THE REQUEST:
Write out again exactly the lines from the one containing "Output the Python" through the one containing "from matplotlib.ticker import MultipleLocator", both included, and omit the pictures.

LISTING:
**********
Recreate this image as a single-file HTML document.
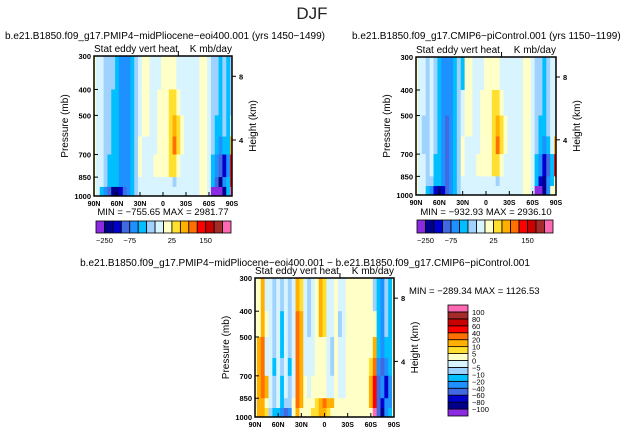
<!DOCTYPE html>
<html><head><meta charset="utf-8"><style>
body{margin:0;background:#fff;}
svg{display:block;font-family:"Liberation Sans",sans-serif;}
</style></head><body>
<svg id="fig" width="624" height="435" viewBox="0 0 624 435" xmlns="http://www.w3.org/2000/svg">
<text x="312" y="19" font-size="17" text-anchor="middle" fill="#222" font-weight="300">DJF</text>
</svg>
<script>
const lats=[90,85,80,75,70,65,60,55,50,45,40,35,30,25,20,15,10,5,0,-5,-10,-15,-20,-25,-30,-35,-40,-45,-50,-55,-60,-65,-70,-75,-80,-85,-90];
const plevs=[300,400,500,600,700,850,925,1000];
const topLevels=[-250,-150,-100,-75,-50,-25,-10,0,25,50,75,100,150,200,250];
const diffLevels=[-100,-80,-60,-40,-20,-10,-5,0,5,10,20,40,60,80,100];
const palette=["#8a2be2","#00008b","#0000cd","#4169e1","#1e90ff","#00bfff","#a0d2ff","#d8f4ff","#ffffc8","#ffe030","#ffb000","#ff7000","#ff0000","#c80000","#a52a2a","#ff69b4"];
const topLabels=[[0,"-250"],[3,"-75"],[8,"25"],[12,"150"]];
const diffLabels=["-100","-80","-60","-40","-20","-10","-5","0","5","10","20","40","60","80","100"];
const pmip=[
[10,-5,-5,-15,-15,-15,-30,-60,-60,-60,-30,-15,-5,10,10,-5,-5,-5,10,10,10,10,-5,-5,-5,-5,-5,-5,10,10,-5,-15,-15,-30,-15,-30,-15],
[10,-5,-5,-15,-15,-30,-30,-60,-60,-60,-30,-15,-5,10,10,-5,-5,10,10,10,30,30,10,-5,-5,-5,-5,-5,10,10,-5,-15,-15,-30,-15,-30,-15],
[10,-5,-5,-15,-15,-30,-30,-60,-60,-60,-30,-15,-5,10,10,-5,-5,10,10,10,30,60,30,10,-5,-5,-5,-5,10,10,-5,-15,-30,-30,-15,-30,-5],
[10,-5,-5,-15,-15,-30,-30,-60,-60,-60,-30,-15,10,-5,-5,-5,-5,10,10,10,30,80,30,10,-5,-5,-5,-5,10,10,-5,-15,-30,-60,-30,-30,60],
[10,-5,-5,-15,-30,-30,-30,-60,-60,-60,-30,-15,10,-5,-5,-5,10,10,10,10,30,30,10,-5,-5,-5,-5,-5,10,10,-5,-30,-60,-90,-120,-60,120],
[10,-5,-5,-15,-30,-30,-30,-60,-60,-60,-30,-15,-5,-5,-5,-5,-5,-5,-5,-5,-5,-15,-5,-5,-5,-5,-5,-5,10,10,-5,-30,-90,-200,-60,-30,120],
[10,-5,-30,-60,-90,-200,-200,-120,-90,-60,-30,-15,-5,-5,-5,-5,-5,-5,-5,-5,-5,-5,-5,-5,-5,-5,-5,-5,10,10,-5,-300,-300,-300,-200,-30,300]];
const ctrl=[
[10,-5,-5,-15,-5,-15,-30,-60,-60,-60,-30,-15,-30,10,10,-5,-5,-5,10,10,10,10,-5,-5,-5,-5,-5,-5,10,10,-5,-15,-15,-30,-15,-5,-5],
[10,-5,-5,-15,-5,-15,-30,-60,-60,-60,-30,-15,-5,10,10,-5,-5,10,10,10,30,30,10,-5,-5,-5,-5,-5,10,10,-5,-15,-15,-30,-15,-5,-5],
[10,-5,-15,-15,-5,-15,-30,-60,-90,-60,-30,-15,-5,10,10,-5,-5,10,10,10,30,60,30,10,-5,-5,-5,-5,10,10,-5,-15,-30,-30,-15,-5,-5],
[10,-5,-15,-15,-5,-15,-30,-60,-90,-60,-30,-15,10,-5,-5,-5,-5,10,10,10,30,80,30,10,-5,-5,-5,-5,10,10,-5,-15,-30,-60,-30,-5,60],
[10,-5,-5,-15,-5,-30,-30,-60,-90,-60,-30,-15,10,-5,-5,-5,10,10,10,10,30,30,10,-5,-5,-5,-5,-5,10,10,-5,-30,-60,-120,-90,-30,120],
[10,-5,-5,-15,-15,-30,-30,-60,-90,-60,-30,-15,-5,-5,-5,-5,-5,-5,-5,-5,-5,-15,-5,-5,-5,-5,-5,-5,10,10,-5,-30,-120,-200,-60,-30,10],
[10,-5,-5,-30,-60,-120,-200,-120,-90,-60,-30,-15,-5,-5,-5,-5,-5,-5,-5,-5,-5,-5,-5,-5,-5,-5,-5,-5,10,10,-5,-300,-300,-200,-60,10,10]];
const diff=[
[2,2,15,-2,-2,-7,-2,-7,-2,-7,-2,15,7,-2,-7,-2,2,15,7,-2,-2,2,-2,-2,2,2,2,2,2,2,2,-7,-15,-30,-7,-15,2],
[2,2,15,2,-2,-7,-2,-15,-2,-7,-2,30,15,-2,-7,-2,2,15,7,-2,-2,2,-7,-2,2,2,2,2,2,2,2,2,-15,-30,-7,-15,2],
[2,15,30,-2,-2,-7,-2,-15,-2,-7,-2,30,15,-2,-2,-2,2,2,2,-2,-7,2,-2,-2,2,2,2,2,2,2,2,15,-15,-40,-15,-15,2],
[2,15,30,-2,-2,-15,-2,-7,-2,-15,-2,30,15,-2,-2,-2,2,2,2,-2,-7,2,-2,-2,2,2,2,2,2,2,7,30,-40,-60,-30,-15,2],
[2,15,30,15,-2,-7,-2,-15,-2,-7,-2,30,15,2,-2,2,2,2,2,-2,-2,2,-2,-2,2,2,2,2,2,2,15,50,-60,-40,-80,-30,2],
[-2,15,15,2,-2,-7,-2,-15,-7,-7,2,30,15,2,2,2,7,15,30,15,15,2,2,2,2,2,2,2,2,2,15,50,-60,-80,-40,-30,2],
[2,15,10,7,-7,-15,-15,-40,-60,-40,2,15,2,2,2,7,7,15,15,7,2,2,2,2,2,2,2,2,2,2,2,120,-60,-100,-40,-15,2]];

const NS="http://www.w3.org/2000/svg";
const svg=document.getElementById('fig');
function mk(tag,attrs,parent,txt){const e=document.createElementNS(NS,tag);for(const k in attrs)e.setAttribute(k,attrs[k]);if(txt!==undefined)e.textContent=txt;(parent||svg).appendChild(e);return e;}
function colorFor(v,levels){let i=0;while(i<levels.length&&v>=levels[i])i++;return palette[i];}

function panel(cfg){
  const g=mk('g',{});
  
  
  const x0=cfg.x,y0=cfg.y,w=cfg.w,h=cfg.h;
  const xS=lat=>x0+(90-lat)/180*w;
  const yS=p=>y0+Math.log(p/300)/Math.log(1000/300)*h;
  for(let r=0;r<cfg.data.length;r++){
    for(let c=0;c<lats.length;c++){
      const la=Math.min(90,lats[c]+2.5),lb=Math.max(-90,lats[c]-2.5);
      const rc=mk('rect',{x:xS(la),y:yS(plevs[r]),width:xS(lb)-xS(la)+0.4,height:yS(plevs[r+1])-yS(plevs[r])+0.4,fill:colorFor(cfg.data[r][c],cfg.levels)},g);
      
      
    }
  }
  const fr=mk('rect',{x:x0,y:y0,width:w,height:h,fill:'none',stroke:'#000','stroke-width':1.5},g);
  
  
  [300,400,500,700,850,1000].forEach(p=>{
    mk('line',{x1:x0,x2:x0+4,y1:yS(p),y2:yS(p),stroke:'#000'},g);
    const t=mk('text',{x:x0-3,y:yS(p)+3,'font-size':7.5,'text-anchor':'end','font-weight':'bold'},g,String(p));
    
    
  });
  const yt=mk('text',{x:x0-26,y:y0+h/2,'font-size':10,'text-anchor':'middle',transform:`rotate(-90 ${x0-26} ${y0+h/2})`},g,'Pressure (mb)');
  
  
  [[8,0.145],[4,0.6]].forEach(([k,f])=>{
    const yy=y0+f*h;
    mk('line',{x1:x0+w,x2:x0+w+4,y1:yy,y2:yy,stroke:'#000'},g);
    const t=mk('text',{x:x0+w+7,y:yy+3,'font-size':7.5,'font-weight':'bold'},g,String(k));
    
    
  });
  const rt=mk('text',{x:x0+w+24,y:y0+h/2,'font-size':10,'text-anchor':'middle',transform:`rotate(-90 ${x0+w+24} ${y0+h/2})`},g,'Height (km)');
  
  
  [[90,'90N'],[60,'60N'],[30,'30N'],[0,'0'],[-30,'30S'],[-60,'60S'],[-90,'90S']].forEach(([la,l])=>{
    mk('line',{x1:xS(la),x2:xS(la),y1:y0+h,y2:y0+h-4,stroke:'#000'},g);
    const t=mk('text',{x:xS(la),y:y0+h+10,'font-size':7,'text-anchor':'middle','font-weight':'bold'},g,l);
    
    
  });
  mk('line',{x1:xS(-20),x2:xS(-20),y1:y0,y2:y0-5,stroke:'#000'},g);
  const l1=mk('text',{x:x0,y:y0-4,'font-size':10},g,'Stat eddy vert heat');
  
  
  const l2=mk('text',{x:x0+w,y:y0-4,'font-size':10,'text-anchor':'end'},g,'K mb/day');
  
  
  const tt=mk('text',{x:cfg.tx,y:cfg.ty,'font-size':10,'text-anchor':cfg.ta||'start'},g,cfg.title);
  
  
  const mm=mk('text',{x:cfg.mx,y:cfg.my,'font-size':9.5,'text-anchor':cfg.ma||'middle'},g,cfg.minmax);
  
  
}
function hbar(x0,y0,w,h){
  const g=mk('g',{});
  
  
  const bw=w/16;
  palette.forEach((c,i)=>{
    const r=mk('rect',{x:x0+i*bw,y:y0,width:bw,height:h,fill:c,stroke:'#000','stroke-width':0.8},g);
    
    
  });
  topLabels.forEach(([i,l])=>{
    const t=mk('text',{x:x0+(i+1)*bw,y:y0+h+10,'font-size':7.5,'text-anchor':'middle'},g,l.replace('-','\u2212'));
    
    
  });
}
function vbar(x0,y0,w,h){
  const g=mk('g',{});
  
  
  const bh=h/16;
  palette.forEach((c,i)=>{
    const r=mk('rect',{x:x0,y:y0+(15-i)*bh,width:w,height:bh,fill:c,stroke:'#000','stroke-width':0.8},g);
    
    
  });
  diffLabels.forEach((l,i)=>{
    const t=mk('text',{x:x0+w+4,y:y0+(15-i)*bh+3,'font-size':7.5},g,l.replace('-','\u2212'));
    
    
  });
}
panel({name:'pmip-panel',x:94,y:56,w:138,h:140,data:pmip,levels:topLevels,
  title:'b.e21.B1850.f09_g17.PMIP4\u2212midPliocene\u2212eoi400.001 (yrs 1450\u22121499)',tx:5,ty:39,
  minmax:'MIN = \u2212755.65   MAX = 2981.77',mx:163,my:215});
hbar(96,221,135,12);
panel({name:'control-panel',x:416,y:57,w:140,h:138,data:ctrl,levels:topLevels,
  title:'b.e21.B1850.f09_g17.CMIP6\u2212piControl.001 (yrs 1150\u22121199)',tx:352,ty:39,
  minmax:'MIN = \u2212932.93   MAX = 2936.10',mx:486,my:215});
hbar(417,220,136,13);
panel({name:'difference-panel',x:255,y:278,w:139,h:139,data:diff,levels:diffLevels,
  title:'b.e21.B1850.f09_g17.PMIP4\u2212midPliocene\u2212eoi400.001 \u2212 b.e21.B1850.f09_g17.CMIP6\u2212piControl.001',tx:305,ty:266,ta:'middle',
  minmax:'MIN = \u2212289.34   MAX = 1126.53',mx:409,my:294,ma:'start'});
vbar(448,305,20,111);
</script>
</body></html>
**********
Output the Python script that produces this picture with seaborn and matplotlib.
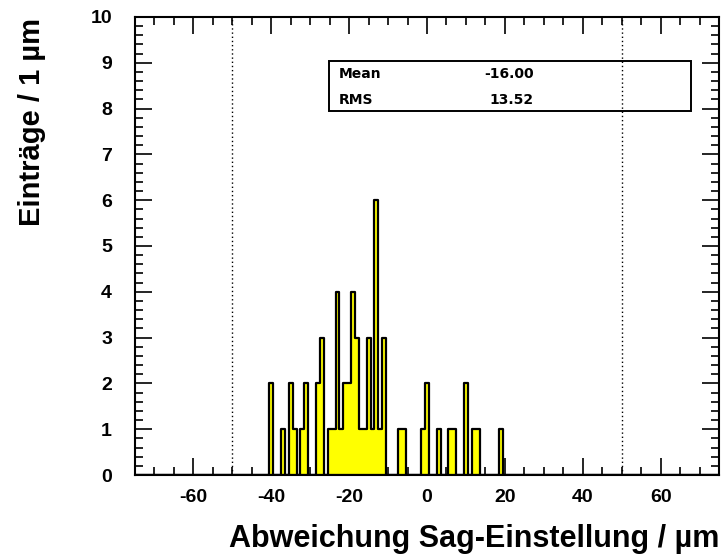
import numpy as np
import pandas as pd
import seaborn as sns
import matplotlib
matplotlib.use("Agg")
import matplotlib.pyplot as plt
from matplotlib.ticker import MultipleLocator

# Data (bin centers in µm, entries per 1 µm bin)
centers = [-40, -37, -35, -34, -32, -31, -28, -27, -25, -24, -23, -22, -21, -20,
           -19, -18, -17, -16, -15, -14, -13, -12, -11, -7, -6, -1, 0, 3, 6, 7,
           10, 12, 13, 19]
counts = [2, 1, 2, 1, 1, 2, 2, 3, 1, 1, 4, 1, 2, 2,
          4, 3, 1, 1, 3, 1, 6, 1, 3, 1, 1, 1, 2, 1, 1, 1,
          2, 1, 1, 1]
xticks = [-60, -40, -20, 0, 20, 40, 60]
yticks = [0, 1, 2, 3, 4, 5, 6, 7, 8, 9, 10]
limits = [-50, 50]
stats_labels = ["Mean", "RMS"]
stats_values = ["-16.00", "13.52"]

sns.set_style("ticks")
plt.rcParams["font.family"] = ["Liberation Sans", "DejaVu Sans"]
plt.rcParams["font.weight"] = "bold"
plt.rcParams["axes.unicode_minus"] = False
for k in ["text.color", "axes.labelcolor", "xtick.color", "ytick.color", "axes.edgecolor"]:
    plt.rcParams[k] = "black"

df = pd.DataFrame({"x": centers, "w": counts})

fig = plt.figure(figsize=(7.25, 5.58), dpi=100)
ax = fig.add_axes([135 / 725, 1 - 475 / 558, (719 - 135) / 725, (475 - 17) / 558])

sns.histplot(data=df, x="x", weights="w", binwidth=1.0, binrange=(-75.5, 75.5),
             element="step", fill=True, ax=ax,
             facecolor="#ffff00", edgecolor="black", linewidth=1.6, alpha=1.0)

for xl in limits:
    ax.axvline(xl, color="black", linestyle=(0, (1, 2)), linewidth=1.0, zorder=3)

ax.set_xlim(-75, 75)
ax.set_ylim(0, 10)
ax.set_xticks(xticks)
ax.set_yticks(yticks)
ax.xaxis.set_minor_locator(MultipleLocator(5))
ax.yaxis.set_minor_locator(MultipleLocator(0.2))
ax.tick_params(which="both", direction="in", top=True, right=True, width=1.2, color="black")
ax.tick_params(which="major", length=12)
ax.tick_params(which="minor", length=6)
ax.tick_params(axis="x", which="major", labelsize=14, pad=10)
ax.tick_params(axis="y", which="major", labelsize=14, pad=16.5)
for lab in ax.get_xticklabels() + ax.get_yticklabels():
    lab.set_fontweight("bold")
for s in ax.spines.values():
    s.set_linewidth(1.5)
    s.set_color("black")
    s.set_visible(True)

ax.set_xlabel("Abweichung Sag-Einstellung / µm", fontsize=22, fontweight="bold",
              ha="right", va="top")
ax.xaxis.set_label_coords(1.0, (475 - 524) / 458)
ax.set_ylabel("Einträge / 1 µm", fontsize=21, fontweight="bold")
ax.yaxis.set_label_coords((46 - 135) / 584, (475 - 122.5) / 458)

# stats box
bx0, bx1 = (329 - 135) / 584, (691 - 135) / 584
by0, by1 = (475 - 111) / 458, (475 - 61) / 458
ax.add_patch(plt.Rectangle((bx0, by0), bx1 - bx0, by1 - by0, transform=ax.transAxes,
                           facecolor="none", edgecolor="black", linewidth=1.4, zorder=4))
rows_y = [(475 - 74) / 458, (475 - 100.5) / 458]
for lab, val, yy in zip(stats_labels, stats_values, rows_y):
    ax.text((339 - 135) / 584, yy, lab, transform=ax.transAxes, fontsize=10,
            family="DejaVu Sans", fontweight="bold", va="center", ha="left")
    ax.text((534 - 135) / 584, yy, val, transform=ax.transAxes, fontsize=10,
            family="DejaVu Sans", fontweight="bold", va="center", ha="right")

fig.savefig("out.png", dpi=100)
**********
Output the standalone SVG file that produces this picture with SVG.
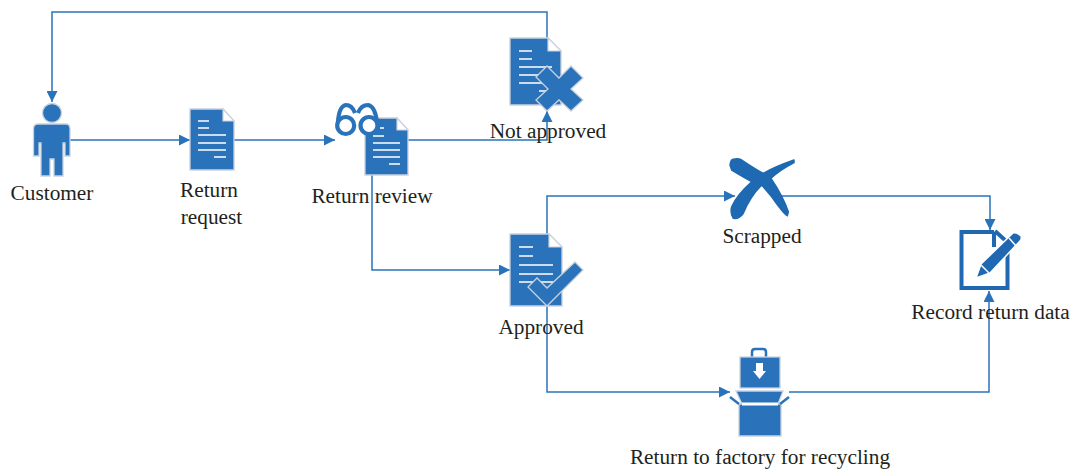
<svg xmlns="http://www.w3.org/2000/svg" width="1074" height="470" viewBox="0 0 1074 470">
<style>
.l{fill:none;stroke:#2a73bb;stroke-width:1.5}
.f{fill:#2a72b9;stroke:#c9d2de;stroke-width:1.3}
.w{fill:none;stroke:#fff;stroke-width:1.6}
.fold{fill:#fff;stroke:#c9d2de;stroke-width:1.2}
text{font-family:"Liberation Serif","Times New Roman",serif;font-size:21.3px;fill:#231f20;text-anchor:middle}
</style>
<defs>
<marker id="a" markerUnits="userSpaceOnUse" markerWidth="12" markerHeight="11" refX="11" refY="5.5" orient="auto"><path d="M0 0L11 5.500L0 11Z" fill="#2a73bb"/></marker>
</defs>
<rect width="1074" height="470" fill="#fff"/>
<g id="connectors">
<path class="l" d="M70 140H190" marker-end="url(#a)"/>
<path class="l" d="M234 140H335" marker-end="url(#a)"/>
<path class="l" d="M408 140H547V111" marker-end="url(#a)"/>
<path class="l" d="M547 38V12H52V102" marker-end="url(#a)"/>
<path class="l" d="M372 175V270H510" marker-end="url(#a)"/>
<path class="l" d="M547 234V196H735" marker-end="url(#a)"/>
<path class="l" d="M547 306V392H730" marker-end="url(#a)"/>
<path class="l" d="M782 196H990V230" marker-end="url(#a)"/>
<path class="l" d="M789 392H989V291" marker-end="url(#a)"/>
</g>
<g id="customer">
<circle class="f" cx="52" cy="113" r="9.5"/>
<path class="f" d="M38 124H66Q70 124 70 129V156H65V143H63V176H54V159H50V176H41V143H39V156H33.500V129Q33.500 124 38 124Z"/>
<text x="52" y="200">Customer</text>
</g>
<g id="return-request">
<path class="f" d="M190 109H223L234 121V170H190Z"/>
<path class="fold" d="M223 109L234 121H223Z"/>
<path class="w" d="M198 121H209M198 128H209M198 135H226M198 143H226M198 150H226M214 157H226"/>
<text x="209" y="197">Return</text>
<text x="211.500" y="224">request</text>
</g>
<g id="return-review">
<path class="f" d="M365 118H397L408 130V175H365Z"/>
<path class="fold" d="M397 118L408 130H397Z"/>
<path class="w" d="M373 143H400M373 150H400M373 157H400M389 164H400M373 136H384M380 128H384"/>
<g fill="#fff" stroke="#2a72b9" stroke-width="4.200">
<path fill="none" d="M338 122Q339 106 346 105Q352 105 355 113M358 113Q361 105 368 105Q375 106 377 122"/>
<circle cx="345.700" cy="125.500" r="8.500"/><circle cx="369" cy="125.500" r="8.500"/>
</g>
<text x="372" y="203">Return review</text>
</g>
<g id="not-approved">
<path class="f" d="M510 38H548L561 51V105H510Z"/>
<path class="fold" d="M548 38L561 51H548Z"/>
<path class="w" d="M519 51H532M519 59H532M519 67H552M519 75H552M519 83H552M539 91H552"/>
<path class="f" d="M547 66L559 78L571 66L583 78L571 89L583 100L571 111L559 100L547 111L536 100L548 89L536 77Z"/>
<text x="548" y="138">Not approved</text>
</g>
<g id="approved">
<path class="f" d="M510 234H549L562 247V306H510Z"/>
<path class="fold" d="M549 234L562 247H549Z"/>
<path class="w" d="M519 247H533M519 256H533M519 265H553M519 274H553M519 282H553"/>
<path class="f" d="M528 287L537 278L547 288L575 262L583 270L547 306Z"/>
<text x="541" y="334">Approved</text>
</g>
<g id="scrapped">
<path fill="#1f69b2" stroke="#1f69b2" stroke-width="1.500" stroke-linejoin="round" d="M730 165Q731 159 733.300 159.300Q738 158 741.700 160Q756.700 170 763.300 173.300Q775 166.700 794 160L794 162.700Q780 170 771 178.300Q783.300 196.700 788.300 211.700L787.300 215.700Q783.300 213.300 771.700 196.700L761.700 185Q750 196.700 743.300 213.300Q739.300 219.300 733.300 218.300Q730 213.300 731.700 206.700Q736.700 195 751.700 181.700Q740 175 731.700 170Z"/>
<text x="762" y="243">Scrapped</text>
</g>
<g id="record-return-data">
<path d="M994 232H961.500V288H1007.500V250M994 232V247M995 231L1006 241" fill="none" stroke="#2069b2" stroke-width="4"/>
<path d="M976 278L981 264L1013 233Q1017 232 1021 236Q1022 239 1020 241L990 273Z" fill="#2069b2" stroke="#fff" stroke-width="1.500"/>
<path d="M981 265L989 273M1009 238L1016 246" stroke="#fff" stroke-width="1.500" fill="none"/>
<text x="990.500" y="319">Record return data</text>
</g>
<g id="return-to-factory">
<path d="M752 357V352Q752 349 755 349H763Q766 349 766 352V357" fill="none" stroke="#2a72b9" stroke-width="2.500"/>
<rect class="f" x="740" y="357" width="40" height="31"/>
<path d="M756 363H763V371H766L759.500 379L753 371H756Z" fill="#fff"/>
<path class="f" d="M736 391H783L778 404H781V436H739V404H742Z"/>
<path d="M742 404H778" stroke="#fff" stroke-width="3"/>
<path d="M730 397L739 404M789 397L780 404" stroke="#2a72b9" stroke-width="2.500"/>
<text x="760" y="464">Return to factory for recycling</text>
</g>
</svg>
**********
EXERCISE RESULT:
Output the Python script that produces this picture with seaborn and matplotlib.
import numpy as np
import pandas as pd
import seaborn as sns
import matplotlib
matplotlib.use("Agg")
import matplotlib.pyplot as plt
from matplotlib.ticker import MultipleLocator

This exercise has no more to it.